Household-name Moderna rolls out a self-aware campaign for Spikevax vaccine

With Moderna's full approval for its COVID vaccine, Spikevax, comes a full-throttle approach to talking up its shot—and itself. 

In a video, which runs on its new Spikevax.com site and on its YouTube subsite (where comments are switched off), the biopharma wants you to "meet Spikevax”; though, to most Americans, the “Moderna shot”—as opposed to the “Pfizer shot"—is probably how it is better known.

The narrator, and the team behind the video, are only too aware of this, and she says: “Hi, we’re Spikevax. You’ve probably heard of us, or at least our company, Moderna.”

The video, which is more than six minutes long, is hardly a DTC commercial. It's more of an explainer campaign to tell viewers more about the shot, how it works and, in part, to dispel some of the misinformation about Moderna's mRNA technology.

Primarily animated, with dark purple and reds as the predominant coloring, the video uses upbeat jazz-lite music and a conversational approach to discussing the science behind the vaccine.

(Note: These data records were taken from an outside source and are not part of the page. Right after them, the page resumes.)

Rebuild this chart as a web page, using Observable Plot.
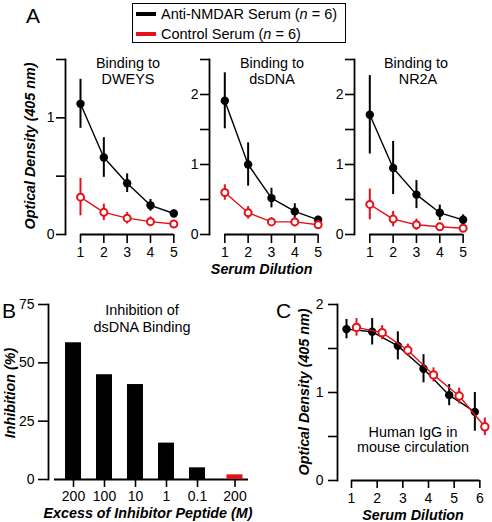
<!DOCTYPE html>
<html>
<head>
<meta charset="utf-8">
<script src="https://cdn.jsdelivr.net/npm/d3@7"></script>
<script src="https://cdn.jsdelivr.net/npm/@observablehq/plot@0.6"></script>
<style>
  body { margin: 0; background: #fff; }
  #fig { position: relative; width: 492px; height: 522px; overflow: hidden;
         font-family: "Liberation Sans", Arial, sans-serif; color: #000; background: #fff; }
  #fig svg { position: absolute; left: 0; top: 0; }
  .t { position: absolute; white-space: nowrap; line-height: 1; font-size: 14.4px;
       transform: translate(-50%, -50%); }
  .lab { font-weight: bold; font-style: italic; font-size: 14.3px; }
  .rot { transform: translate(-50%, -50%) rotate(-90deg); }
  .letter { font-size: 21px; }
  #legend { position: absolute; left: 132px; top: 3px; width: 212px; height: 38px;
            border: 1.5px solid #000; font-size: 14.5px; line-height: 1; }
  #legend .row { position: absolute; left: 3px; white-space: nowrap; }
  #legend .sw { display: inline-block; width: 20px; height: 4px; vertical-align: middle;
                margin-right: 5px; position: relative; top: -1px; }
</style>
</head>
<body>
<div id="fig"></div>
<script>
// ---------- data ----------
const dilutionsA = [1, 2, 3, 4, 5];

const dweysAntiMean = [1.12, 0.66, 0.44, 0.25, 0.18];
const dweysAntiErr  = [0.21, 0.17, 0.08, 0.05, 0.03];
const dweysCtrlMean = [0.32, 0.19, 0.14, 0.11, 0.09];
const dweysCtrlErr  = [0.16, 0.07, 0.05, 0.04, 0.03];

const dsdnaAntiMean = [1.91, 1.00, 0.52, 0.33, 0.21];
const dsdnaAntiErr  = [0.40, 0.31, 0.14, 0.11, 0.05];
const dsdnaCtrlMean = [0.60, 0.31, 0.18, 0.18, 0.14];
const dsdnaCtrlErr  = [0.11, 0.09, 0.06, 0.07, 0.06];

const nr2aAntiMean = [1.71, 0.95, 0.57, 0.31, 0.21];
const nr2aAntiErr  = [0.56, 0.38, 0.20, 0.11, 0.07];
const nr2aCtrlMean = [0.43, 0.22, 0.14, 0.11, 0.09];
const nr2aCtrlErr  = [0.22, 0.11, 0.08, 0.05, 0.03];

const peptideLabels = ["200", "100", "10", "1", "0.1", "200"];
const inhibition    = [58.6, 44.9, 40.7, 15.6, 5.0, 2.0];
const peptideSerum  = ["anti", "anti", "anti", "anti", "anti", "control"];

const dilutionsC = [1, 2, 3, 4, 5, 6];
const igAntiMean = [1.72, 1.69, 1.53, 1.27, 0.97, 0.78];
const igAntiErr  = [0.11, 0.15, 0.16, 0.16, 0.12, 0.22];
const igCtrlMean = [1.74, 1.68, 1.48, 1.20, 0.96, 0.61];
const igCtrlErr  = [0.10, 0.08, 0.07, 0.08, 0.09, 0.10];

const BLACK = "#000000";
const RED = "#e3121b";

// ---------- helpers ----------
const rows = (xs, mean, err) => xs.map((x, i) => ({x, y: mean[i], lo: mean[i] - err[i], hi: mean[i] + err[i]}));

function seriesMarks(data, color, filled, r, dx = 0) {
  return [
    Plot.line(data, {x: "x", y: "y", stroke: color, strokeWidth: 1.4, dx}),
    Plot.ruleX(data, {x: "x", y1: "lo", y2: "hi", stroke: color, strokeWidth: 2, dx}),
    Plot.dot(data, {x: "x", y: "y", r, fill: filled ? color : "white",
                    stroke: filled ? "none" : color, strokeWidth: 2, dx})
  ];
}

const baseStyle = {background: "transparent", overflow: "visible", fontSize: "14px",
                   fontFamily: "'Liberation Sans', Arial, sans-serif", color: "#000"};
const fig = document.getElementById("fig");

// ---------- panel A subplots ----------
function panelA(axisLeft, x1px, yMax, yTicks, anti, ctrl) {
  const step = 23.33;
  const xRight = x1px + 4 * step;
  return Plot.plot({
    width: 492, height: 522,
    marginLeft: axisLeft, marginRight: 492 - xRight, marginTop: 59, marginBottom: 288,
    x: {domain: [1, 5], range: [x1px, xRight]},
    y: {domain: [0, yMax]},
    style: baseStyle,
    marks: [
      Plot.frame({anchor: "left", strokeWidth: 1.8}),
      Plot.ruleY([0], {insetLeft: x1px - axisLeft, strokeWidth: 1.8}),
      Plot.axisY({ticks: yTicks, tickSize: 9, tickPadding: 2, strokeWidth: 1.6, label: null,
                  tickFormat: d => Number.isInteger(d) ? String(d) : ""}),
      Plot.axisX({ticks: dilutionsA, tickSize: 9, tickPadding: 4, strokeWidth: 1.6, label: null,
                  tickFormat: d => String(d)}),
      ...seriesMarks(anti, BLACK, true, 4.2),
      ...seriesMarks(ctrl, RED, false, 3.5)
    ]
  });
}

fig.append(panelA(65, 80, 1.5, [0, 0.5, 1, 1.5],
  rows(dilutionsA, dweysAntiMean, dweysAntiErr), rows(dilutionsA, dweysCtrlMean, dweysCtrlErr)));
fig.append(panelA(209, 224.3, 2.5, [0, 0.5, 1, 1.5, 2, 2.5],
  rows(dilutionsA, dsdnaAntiMean, dsdnaAntiErr), rows(dilutionsA, dsdnaCtrlMean, dsdnaCtrlErr)));
fig.append(panelA(354, 369.3, 2.5, [0, 0.5, 1, 1.5, 2, 2.5],
  rows(dilutionsA, nr2aAntiMean, nr2aAntiErr), rows(dilutionsA, nr2aCtrlMean, nr2aCtrlErr)));

// ---------- panel B ----------
const barData = peptideLabels.map((label, i) => ({i, label, value: inhibition[i], serum: peptideSerum[i]}));
const idx = d3.range(peptideLabels.length);
fig.append(Plot.plot({
  width: 492, height: 522,
  marginLeft: 48, marginRight: 492 - 248, marginTop: 304, marginBottom: 43,
  x: {type: "band", domain: idx, range: [49.45, 250.95], paddingInner: 0.5, paddingOuter: 0.5},
  y: {domain: [0, 75]},
  style: baseStyle,
  marks: [
    Plot.frame({anchor: "left", strokeWidth: 1.8}),
    Plot.ruleY([0], {insetLeft: 6, strokeWidth: 1.8}),
    Plot.axisY({ticks: [0, 25, 50, 75], tickSize: 10, tickPadding: 4, strokeWidth: 1.6, label: null}),
    Plot.axisX({ticks: idx.filter(i => peptideSerum[i] === "anti"), tickSize: 8, tickPadding: 3.5,
                strokeWidth: 1.6, label: null, tickFormat: i => peptideLabels[i]}),
    Plot.axisX({ticks: idx.filter(i => peptideSerum[i] === "control"), tickSize: 8, tickPadding: 3.5,
                strokeWidth: 1.6, label: null, tickFormat: i => peptideLabels[i], dx: 6.5}),
    Plot.barY(barData.filter(d => d.serum === "anti"), {x: "i", y: "value", fill: BLACK}),
    Plot.barY(barData.filter(d => d.serum === "control"), {x: "i", y: "value", fill: RED, dx: 6.5})
  ]
}));

// ---------- panel C ----------
const cStep = 25.67;
fig.append(Plot.plot({
  width: 492, height: 522,
  marginLeft: 337, marginRight: 492 - (351 + 5 * cStep), marginTop: 304, marginBottom: 42,
  x: {domain: [1, 6], range: [351, 351 + 5 * cStep]},
  y: {domain: [0, 2]},
  style: baseStyle,
  marks: [
    Plot.frame({anchor: "left", strokeWidth: 1.8}),
    Plot.ruleY([0], {insetLeft: 14, strokeWidth: 1.8}),
    Plot.axisY({ticks: [0, 0.5, 1, 1.5, 2], tickSize: 9, tickPadding: 5, strokeWidth: 1.6, label: null,
                tickFormat: d => Number.isInteger(d) ? String(d) : ""}),
    Plot.axisX({ticks: dilutionsC, tickSize: 8, tickPadding: 4.5, strokeWidth: 1.6, label: null,
                tickFormat: d => String(d)}),
    ...seriesMarks(rows(dilutionsC, igAntiMean, igAntiErr), BLACK, true, 4.2, -5),
    ...seriesMarks(rows(dilutionsC, igCtrlMean, igCtrlErr), RED, false, 3.7, 5)
  ]
}));

// ---------- text ----------
function txt(s, x, y, cls = "") {
  const d = document.createElement("div");
  d.className = "t " + cls;
  d.innerHTML = s;
  d.style.left = x + "px";
  d.style.top = y + "px";
  fig.append(d);
}
txt("A", 33, 15, "letter");
txt("B", 9, 310, "letter");
txt("C", 283.5, 310, "letter");

txt("Binding to", 128, 63); txt("DWEYS", 128, 79);
txt("Binding to", 272, 63); txt("dsDNA", 272, 79);
txt("Binding to", 416, 63); txt("NR2A", 418, 79);
txt("Inhibition of", 142, 310); txt("dsDNA Binding", 142, 327);
txt("Human IgG in", 413, 432); txt("mouse circulation", 413, 447);

txt("Optical Density (405 nm)", 30, 146, "lab rot");
txt("Serum Dilution", 261.7, 269, "lab");
txt("Inhibition (%)", 10, 393, "lab rot");
txt("Excess of Inhibitor Peptide (M)", 148, 513, "lab");
txt("Optical Density (405 nm)", 303.5, 392, "lab rot");
txt("Serum Dilution", 413, 515, "lab");

// legend
const legend = document.createElement("div");
legend.id = "legend";
legend.innerHTML =
  `<div class="row" style="top:3px"><span class="sw" style="background:${BLACK}"></span>Anti-NMDAR Serum (<i>n</i> = 6)</div>` +
  `<div class="row" style="top:23px"><span class="sw" style="background:${RED}"></span>Control Serum (<i>n</i> = 6)</div>`;
fig.append(legend);
</script>
</body>
</html>
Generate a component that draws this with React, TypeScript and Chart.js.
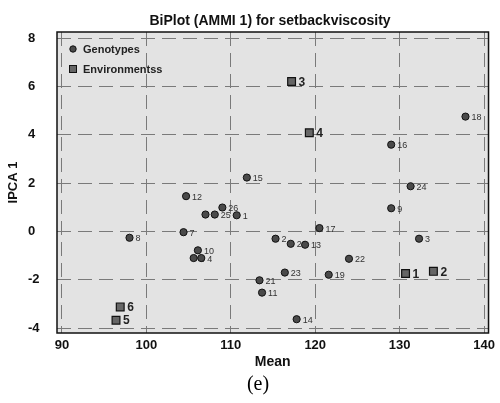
import React, { useEffect, useRef } from "react";
import { Chart, registerables } from "chart.js";

Chart.register(...registerables);

const genoLabels = ["1","2","3","4","5","6","7","8","9","10","11","12","13","14","15","16","17","18","19","20","21","22","23","24","25","26"];
const genoMean = [110.7,115.3,132.3,106.5,107.0,105.6,104.4,98.0,129.0,106.1,113.7,104.7,118.8,117.8,111.9,129.0,120.5,137.8,121.6,117.1,113.4,124.0,116.4,131.3,108.1,109.0];
const genoIPCA = [0.67,-0.30,-0.30,-1.10,0.70,-1.10,-0.03,-0.26,0.96,-0.78,-2.53,1.46,-0.55,-3.63,2.23,3.59,0.14,4.75,-1.79,-0.51,-2.02,-1.13,-1.70,1.87,0.70,0.99];

const envLabels = ["1","2","3","4","5","6"];
const envMean = [130.7,134.0,117.2,119.3,96.4,96.9];
const envIPCA = [-1.74,-1.65,6.20,4.08,-3.67,-3.12];

const xTicks = [90,100,110,120,130,140];
const yTicks = [-4,-2,0,2,4,6,8];

const titleText = "BiPlot (AMMI 1) for setbackviscosity";
const xTitle = "Mean";
const yTitle = "IPCA 1";
const legendNames = ["Genotypes", "Environmentss"];
const caption = "(e)";

const FONT = "Arial, 'Liberation Sans', sans-serif";

export default function App() {
  const ref = useRef<HTMLCanvasElement | null>(null);
  useEffect(() => {
    if (!ref.current) return;
    const deco = {
      id: "deco",
      beforeDatasetsDraw(chart: any) {
        const { ctx, chartArea: a } = chart;
        ctx.save();
        // genotype labels (drawn under markers)
        const m0 = chart.getDatasetMeta(0);
        ctx.font = "9px " + FONT;
        ctx.fillStyle = "#333";
        ctx.textBaseline = "middle";
        ctx.textAlign = "left";
        m0.data.forEach((p: any, i: number) => {
          ctx.fillText(genoLabels[i], p.x + 6, p.y + 1);
        });
        const m1 = chart.getDatasetMeta(1);
        ctx.font = "bold 12px " + FONT;
        ctx.fillStyle = "#222";
        m1.data.forEach((p: any, i: number) => {
          ctx.fillText(envLabels[i], p.x + 7, p.y + 1);
        });
        ctx.restore();
      },
      beforeDraw(chart: any) {
        const { ctx, chartArea: a } = chart;
        ctx.save();
        ctx.fillStyle = "#e3e3e3";
        ctx.fillRect(a.left, a.top, a.right - a.left, a.bottom - a.top);
        ctx.restore();
      },
      afterDraw(chart: any) {
        const { ctx, chartArea: a } = chart;
        ctx.save();
        ctx.strokeStyle = "#111";
        ctx.lineWidth = 1.5;
        ctx.strokeRect(a.left, a.top, a.right - a.left, a.bottom - a.top);
        // title
        ctx.fillStyle = "#111";
        ctx.textAlign = "center";
        ctx.textBaseline = "middle";
        ctx.font = "bold 14px " + FONT;
        ctx.fillText(titleText, 270, 21);
        // x title
        ctx.font = "bold 14px " + FONT;
        ctx.fillText(xTitle, (a.left + a.right) / 2, 362);
        // y title
        ctx.save();
        ctx.translate(13, (a.top + a.bottom) / 2);
        ctx.rotate(-Math.PI / 2);
        ctx.font = "bold 13px " + FONT;
        ctx.fillText(yTitle, 0, 0);
        ctx.restore();
        // caption
        ctx.font = "20px 'Liberation Serif', 'Times New Roman', serif";
        ctx.fillStyle = "#000";
        ctx.fillText(caption, 258, 385);
        // legend
        ctx.textAlign = "left";
        ctx.font = "bold 11px " + FONT;
        ctx.fillStyle = "#222";
        ctx.beginPath();
        ctx.arc(73, 49, 3.2, 0, Math.PI * 2);
        ctx.fillStyle = "#4a4a4a";
        ctx.fill();
        ctx.strokeStyle = "#111";
        ctx.lineWidth = 1;
        ctx.stroke();
        ctx.fillStyle = "#666";
        ctx.fillRect(69.5, 65.5, 7, 7);
        ctx.strokeRect(69.5, 65.5, 7, 7);
        ctx.fillStyle = "#222";
        ctx.fillText(legendNames[0], 83, 50);
        ctx.fillText(legendNames[1], 83, 70);
        ctx.restore();
      },
    };
    const chart = new Chart(ref.current, {
      type: "scatter",
      data: {
        datasets: [
          {
            label: legendNames[0],
            data: genoMean.map((x, i) => ({ x, y: genoIPCA[i] })),
            pointStyle: "circle",
            pointRadius: 3.6,
            backgroundColor: "#4a4a4a",
            borderColor: "#111",
            borderWidth: 1,
          },
          {
            label: legendNames[1],
            data: envMean.map((x, i) => ({ x, y: envIPCA[i] })),
            pointStyle: "rect",
            pointRadius: 5.5,
            backgroundColor: "#666",
            borderColor: "#111",
            borderWidth: 1.2,
          },
        ],
      },
      options: {
        responsive: false,
        animation: false,
        layout: { padding: { left: 28, top: 32, right: 10, bottom: 0 } },
        plugins: { legend: { display: false }, tooltip: { enabled: false }, title: { display: false } },
        scales: {
          x: {
            type: "linear",
            min: 89.41,
            max: 140.53,
            afterBuildTicks: (s: any) => { s.ticks = xTicks.map((v) => ({ value: v })); },
            afterFit: (s: any) => { s.height = 70; },
            grid: { color: "#7a7a7a", drawTicks: false, lineWidth: 1 },
            border: { display: false, dash: [14, 7] },
            ticks: { padding: 5, color: "#111", font: { family: FONT, size: 13, weight: "bold" } },
          },
          y: {
            type: "linear",
            min: -4.2,
            max: 8.25,
            afterBuildTicks: (s: any) => { s.ticks = yTicks.map((v) => ({ value: v })); },
            afterFit: (s: any) => { s.width = 29; },
            grid: { color: "#7a7a7a", drawTicks: false, lineWidth: 1 },
            border: { display: false, dash: [14, 7] },
            ticks: { crossAlign: "far", padding: 5, color: "#111", font: { family: FONT, size: 13, weight: "bold" } },
          },
        },
      },
      plugins: [deco],
    } as any);
    return () => chart.destroy();
  }, []);
  return (
    <div style={{ position: "absolute", left: 0, top: 0, width: 500, height: 403, background: "#fff" }}>
      <canvas ref={ref} width={500} height={403} style={{ width: 500, height: 403, display: "block" }} />
    </div>
  );
}
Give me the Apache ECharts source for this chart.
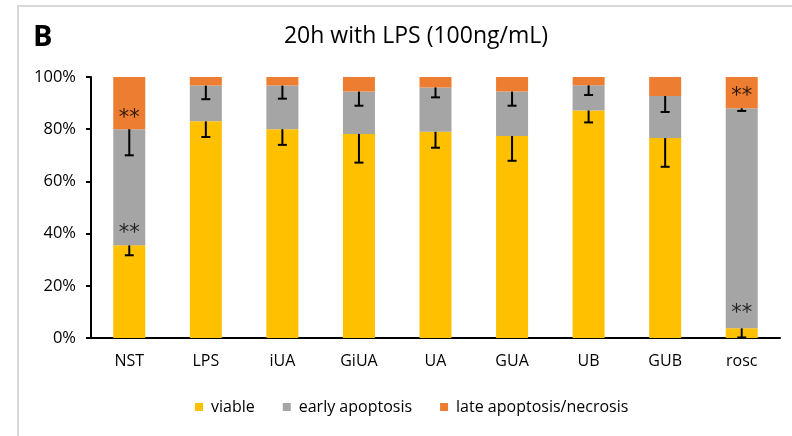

The video arrived in the same week that the company linked itself to sumo wrestling in Japan in a series of new ads. As Massachusetts-based Moderna tries to attract customers to a fourth booster dose—and regain trust after contamination issues—it’s employing ads that include sumo flags and the company name in heavy sumo-style script.

Moderna, which recently predicted $21 billion in Spikevax sales for 2022, is also looking to nab an emergency authorization in the U.S. for its shot in kids older than six this year. Spikevax originally gained its emergency authorization in late 2020 but won its full FDA approval only two months ago.

That approval may grant marketing clearance, but it also requires a lot of safety and prescribing information, provided in the newly released video. In fact, the actual content is only around two minutes 30 seconds long. The remaining four minutes is taken up by the narrator reading out most of the drug’s label with accompanying text.

Pfizer, which makes rival mRNA vaccine Comirnaty, also recently won full FDA approval, and it has already run several new ads that focus on what vaccines have done to help the world. It has not gone hard on Comirnaty branding as yet.